-------- Data excerpt

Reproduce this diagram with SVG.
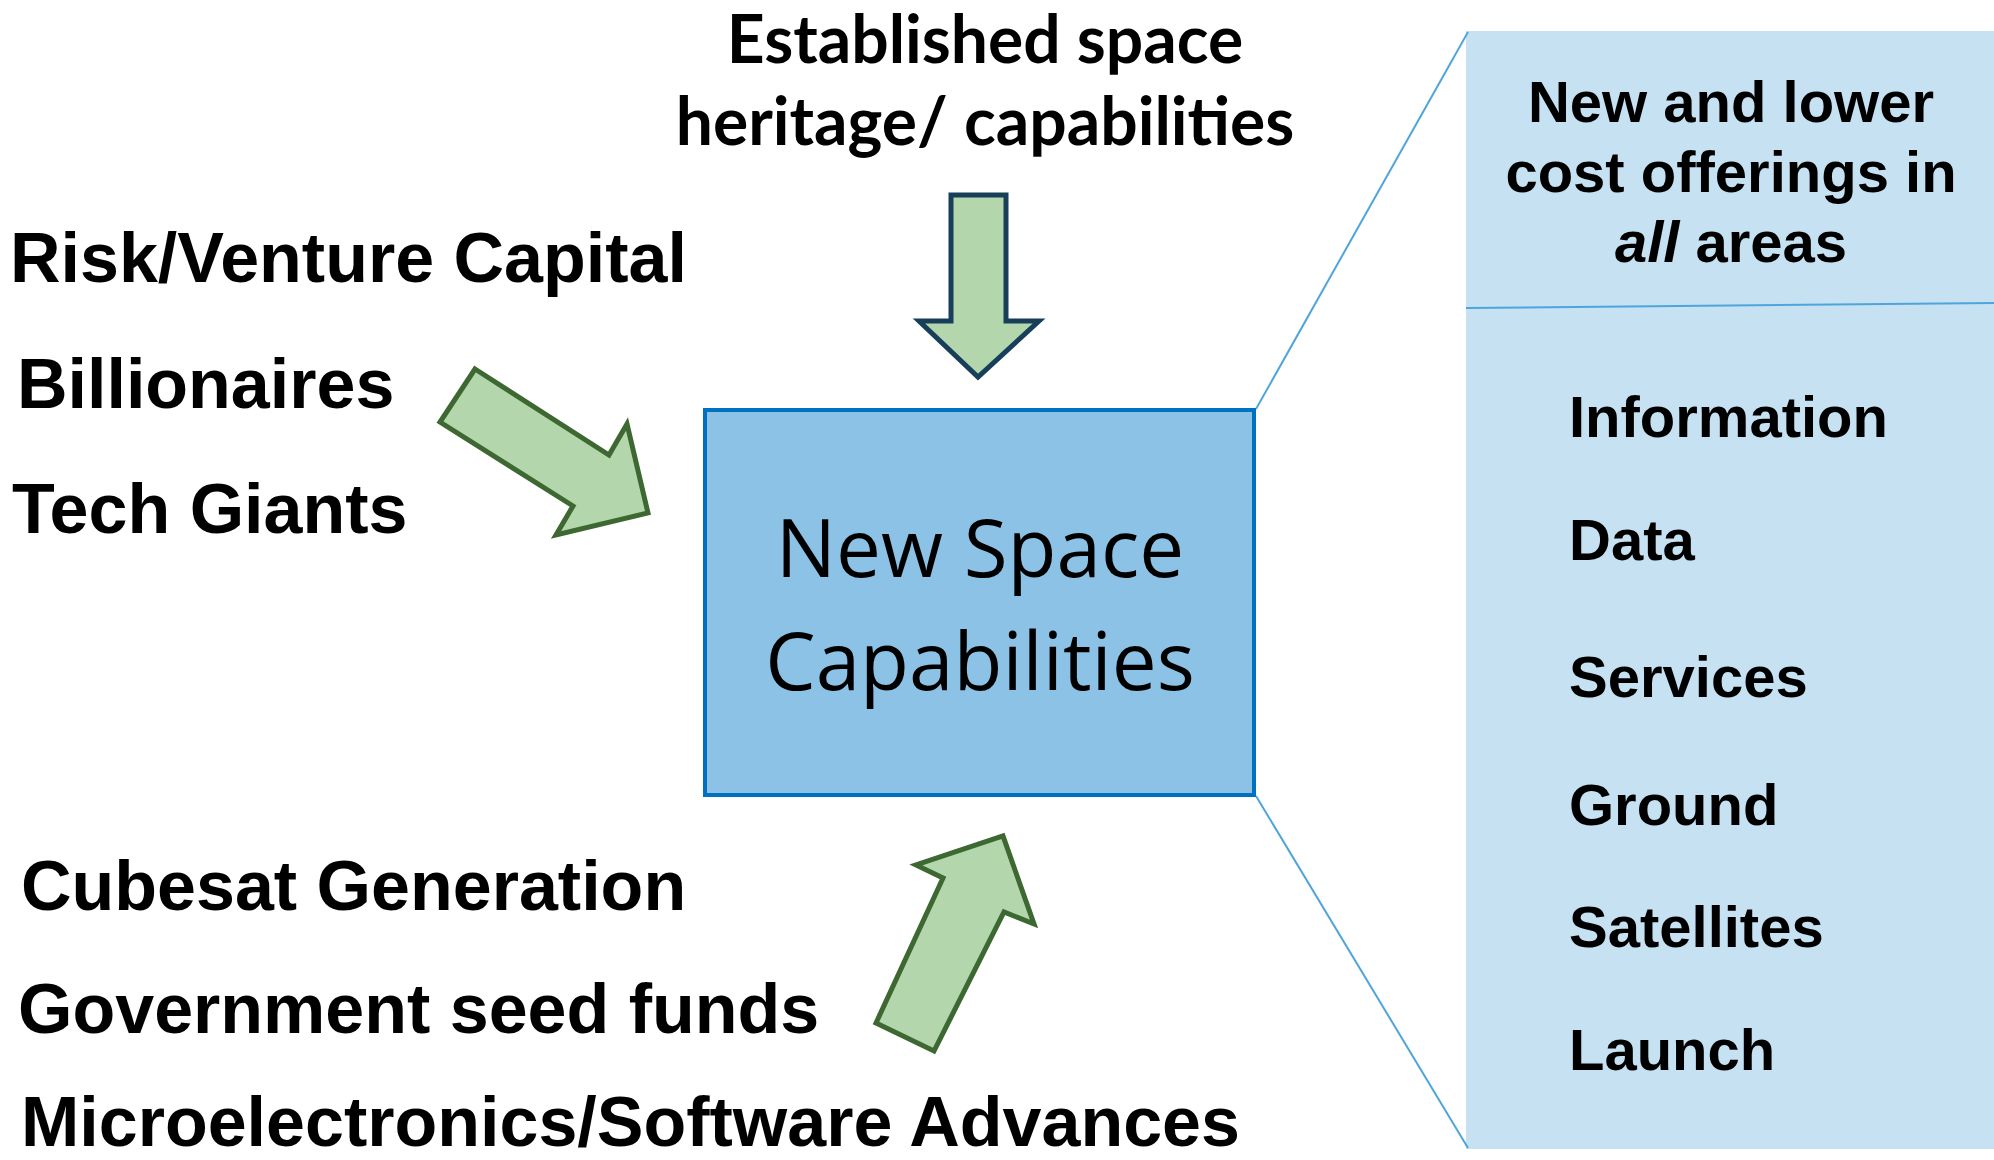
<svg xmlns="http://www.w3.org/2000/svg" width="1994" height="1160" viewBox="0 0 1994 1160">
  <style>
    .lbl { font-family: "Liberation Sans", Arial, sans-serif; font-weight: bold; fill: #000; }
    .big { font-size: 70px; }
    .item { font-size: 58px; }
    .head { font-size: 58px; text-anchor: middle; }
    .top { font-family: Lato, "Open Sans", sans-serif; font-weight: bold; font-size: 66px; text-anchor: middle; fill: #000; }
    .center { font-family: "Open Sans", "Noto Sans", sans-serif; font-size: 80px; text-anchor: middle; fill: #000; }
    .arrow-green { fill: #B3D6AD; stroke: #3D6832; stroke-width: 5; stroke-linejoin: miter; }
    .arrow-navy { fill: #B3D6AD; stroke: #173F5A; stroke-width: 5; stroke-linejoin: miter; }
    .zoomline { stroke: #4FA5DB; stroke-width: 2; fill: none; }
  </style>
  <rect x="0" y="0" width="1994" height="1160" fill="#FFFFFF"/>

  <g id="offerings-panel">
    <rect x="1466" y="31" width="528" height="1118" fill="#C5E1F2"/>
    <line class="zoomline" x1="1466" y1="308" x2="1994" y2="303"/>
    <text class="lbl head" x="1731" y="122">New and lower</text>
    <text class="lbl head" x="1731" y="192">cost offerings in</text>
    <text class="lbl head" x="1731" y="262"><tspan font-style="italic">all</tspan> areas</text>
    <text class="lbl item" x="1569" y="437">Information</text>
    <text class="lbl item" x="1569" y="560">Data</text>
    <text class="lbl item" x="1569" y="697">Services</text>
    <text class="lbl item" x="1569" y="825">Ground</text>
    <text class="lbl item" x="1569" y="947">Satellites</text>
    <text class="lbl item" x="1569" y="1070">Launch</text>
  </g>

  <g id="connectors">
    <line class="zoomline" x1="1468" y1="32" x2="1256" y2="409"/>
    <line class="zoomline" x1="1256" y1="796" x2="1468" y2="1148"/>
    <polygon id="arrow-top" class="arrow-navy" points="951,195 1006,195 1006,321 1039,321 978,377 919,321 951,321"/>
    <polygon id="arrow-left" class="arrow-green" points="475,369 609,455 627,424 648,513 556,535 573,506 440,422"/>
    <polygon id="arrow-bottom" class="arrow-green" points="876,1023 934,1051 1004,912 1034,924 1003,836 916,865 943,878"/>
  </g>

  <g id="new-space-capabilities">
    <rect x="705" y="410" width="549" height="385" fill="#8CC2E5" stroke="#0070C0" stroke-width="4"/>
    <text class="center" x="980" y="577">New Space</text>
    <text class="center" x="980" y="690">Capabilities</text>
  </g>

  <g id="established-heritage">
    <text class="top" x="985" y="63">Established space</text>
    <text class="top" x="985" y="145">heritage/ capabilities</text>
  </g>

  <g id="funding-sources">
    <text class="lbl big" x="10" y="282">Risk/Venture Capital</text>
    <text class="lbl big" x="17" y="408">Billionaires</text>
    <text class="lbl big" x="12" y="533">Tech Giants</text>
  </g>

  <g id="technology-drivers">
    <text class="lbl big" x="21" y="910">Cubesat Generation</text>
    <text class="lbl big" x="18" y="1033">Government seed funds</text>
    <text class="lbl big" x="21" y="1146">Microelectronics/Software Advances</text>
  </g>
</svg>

----------------

What is required: All of the data above should be transcribed verbatim, with pictures omitted.

Result for this exercise:
Reproduce this diagram with SVG.
<svg xmlns="http://www.w3.org/2000/svg" width="1994" height="1160" viewBox="0 0 1994 1160">
  <style>
    .lbl { font-family: "Liberation Sans", Arial, sans-serif; font-weight: bold; fill: #000; }
    .big { font-size: 70px; }
    .item { font-size: 58px; }
    .head { font-size: 58px; text-anchor: middle; }
    .top { font-family: Lato, "Open Sans", sans-serif; font-weight: bold; font-size: 66px; text-anchor: middle; fill: #000; }
    .center { font-family: "Open Sans", "Noto Sans", sans-serif; font-size: 80px; text-anchor: middle; fill: #000; }
    .arrow-green { fill: #B3D6AD; stroke: #3D6832; stroke-width: 5; stroke-linejoin: miter; }
    .arrow-navy { fill: #B3D6AD; stroke: #173F5A; stroke-width: 5; stroke-linejoin: miter; }
    .zoomline { stroke: #4FA5DB; stroke-width: 2; fill: none; }
  </style>
  <rect x="0" y="0" width="1994" height="1160" fill="#FFFFFF"/>

  <g id="offerings-panel">
    <rect x="1466" y="31" width="528" height="1118" fill="#C5E1F2"/>
    <line class="zoomline" x1="1466" y1="308" x2="1994" y2="303"/>
    <text class="lbl head" x="1731" y="122">New and lower</text>
    <text class="lbl head" x="1731" y="192">cost offerings in</text>
    <text class="lbl head" x="1731" y="262"><tspan font-style="italic">all</tspan> areas</text>
    <text class="lbl item" x="1569" y="437">Information</text>
    <text class="lbl item" x="1569" y="560">Data</text>
    <text class="lbl item" x="1569" y="697">Services</text>
    <text class="lbl item" x="1569" y="825">Ground</text>
    <text class="lbl item" x="1569" y="947">Satellites</text>
    <text class="lbl item" x="1569" y="1070">Launch</text>
  </g>

  <g id="connectors">
    <line class="zoomline" x1="1468" y1="32" x2="1256" y2="409"/>
    <line class="zoomline" x1="1256" y1="796" x2="1468" y2="1148"/>
    <polygon id="arrow-top" class="arrow-navy" points="951,195 1006,195 1006,321 1039,321 978,377 919,321 951,321"/>
    <polygon id="arrow-left" class="arrow-green" points="475,369 609,455 627,424 648,513 556,535 573,506 440,422"/>
    <polygon id="arrow-bottom" class="arrow-green" points="876,1023 934,1051 1004,912 1034,924 1003,836 916,865 943,878"/>
  </g>

  <g id="new-space-capabilities">
    <rect x="705" y="410" width="549" height="385" fill="#8CC2E5" stroke="#0070C0" stroke-width="4"/>
    <text class="center" x="980" y="577">New Space</text>
    <text class="center" x="980" y="690">Capabilities</text>
  </g>

  <g id="established-heritage">
    <text class="top" x="985" y="63">Established space</text>
    <text class="top" x="985" y="145">heritage/ capabilities</text>
  </g>

  <g id="funding-sources">
    <text class="lbl big" x="10" y="282">Risk/Venture Capital</text>
    <text class="lbl big" x="17" y="408">Billionaires</text>
    <text class="lbl big" x="12" y="533">Tech Giants</text>
  </g>

  <g id="technology-drivers">
    <text class="lbl big" x="21" y="910">Cubesat Generation</text>
    <text class="lbl big" x="18" y="1033">Government seed funds</text>
    <text class="lbl big" x="21" y="1146">Microelectronics/Software Advances</text>
  </g>
</svg>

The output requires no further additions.